● **Task to complete**: Can you transcribe every line exactly and leave the pictures behind?

● **Supplied information**:

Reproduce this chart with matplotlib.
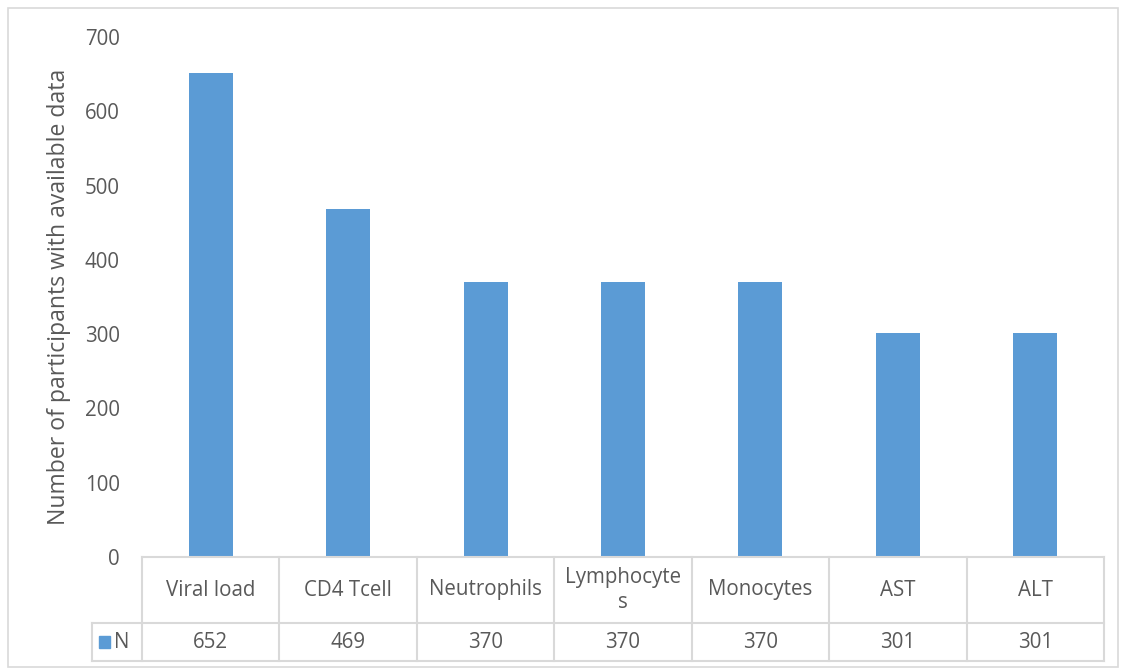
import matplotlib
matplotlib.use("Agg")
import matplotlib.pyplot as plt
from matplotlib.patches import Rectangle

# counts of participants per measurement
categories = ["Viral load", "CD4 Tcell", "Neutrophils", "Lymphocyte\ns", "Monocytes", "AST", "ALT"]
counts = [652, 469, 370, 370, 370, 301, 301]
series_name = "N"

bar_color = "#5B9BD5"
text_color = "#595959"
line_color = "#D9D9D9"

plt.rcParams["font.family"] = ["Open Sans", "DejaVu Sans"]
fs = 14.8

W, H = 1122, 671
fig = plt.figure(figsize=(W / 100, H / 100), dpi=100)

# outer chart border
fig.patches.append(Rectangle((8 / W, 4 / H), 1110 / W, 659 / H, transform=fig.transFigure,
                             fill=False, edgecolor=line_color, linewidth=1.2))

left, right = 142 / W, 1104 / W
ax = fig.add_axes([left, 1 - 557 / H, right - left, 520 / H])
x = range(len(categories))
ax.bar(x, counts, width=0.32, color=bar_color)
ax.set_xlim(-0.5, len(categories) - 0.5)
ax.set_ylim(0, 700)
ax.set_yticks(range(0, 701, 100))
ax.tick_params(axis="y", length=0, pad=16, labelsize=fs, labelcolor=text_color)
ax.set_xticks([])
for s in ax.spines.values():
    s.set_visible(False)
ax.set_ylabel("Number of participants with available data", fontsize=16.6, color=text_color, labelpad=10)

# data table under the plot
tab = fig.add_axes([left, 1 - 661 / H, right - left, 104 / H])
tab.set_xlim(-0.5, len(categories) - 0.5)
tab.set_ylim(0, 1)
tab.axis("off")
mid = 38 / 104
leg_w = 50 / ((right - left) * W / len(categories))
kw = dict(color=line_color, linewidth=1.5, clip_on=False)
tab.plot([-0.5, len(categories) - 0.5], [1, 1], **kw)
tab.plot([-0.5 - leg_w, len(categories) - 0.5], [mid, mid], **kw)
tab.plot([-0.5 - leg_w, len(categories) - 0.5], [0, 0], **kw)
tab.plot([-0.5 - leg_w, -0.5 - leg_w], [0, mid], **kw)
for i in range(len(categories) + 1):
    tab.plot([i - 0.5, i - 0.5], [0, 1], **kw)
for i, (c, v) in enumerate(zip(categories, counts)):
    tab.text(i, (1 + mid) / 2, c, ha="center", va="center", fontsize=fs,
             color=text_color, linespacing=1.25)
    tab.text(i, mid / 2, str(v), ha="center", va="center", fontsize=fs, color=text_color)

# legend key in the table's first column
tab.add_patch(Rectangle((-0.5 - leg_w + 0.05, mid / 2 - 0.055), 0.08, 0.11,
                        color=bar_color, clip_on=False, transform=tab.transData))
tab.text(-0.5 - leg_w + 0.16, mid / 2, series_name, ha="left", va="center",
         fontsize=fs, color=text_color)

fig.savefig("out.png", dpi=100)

● **Exercise response**:
Reproduce this chart with matplotlib.
import matplotlib
matplotlib.use("Agg")
import matplotlib.pyplot as plt
from matplotlib.patches import Rectangle

# counts of participants per measurement
categories = ["Viral load", "CD4 Tcell", "Neutrophils", "Lymphocyte\ns", "Monocytes", "AST", "ALT"]
counts = [652, 469, 370, 370, 370, 301, 301]
series_name = "N"

bar_color = "#5B9BD5"
text_color = "#595959"
line_color = "#D9D9D9"

plt.rcParams["font.family"] = ["Open Sans", "DejaVu Sans"]
fs = 14.8

W, H = 1122, 671
fig = plt.figure(figsize=(W / 100, H / 100), dpi=100)

# outer chart border
fig.patches.append(Rectangle((8 / W, 4 / H), 1110 / W, 659 / H, transform=fig.transFigure,
                             fill=False, edgecolor=line_color, linewidth=1.2))

left, right = 142 / W, 1104 / W
ax = fig.add_axes([left, 1 - 557 / H, right - left, 520 / H])
x = range(len(categories))
ax.bar(x, counts, width=0.32, color=bar_color)
ax.set_xlim(-0.5, len(categories) - 0.5)
ax.set_ylim(0, 700)
ax.set_yticks(range(0, 701, 100))
ax.tick_params(axis="y", length=0, pad=16, labelsize=fs, labelcolor=text_color)
ax.set_xticks([])
for s in ax.spines.values():
    s.set_visible(False)
ax.set_ylabel("Number of participants with available data", fontsize=16.6, color=text_color, labelpad=10)

# data table under the plot
tab = fig.add_axes([left, 1 - 661 / H, right - left, 104 / H])
tab.set_xlim(-0.5, len(categories) - 0.5)
tab.set_ylim(0, 1)
tab.axis("off")
mid = 38 / 104
leg_w = 50 / ((right - left) * W / len(categories))
kw = dict(color=line_color, linewidth=1.5, clip_on=False)
tab.plot([-0.5, len(categories) - 0.5], [1, 1], **kw)
tab.plot([-0.5 - leg_w, len(categories) - 0.5], [mid, mid], **kw)
tab.plot([-0.5 - leg_w, len(categories) - 0.5], [0, 0], **kw)
tab.plot([-0.5 - leg_w, -0.5 - leg_w], [0, mid], **kw)
for i in range(len(categories) + 1):
    tab.plot([i - 0.5, i - 0.5], [0, 1], **kw)
for i, (c, v) in enumerate(zip(categories, counts)):
    tab.text(i, (1 + mid) / 2, c, ha="center", va="center", fontsize=fs,
             color=text_color, linespacing=1.25)
    tab.text(i, mid / 2, str(v), ha="center", va="center", fontsize=fs, color=text_color)

# legend key in the table's first column
tab.add_patch(Rectangle((-0.5 - leg_w + 0.05, mid / 2 - 0.055), 0.08, 0.11,
                        color=bar_color, clip_on=False, transform=tab.transData))
tab.text(-0.5 - leg_w + 0.16, mid / 2, series_name, ha="left", va="center",
         fontsize=fs, color=text_color)

fig.savefig("out.png", dpi=100)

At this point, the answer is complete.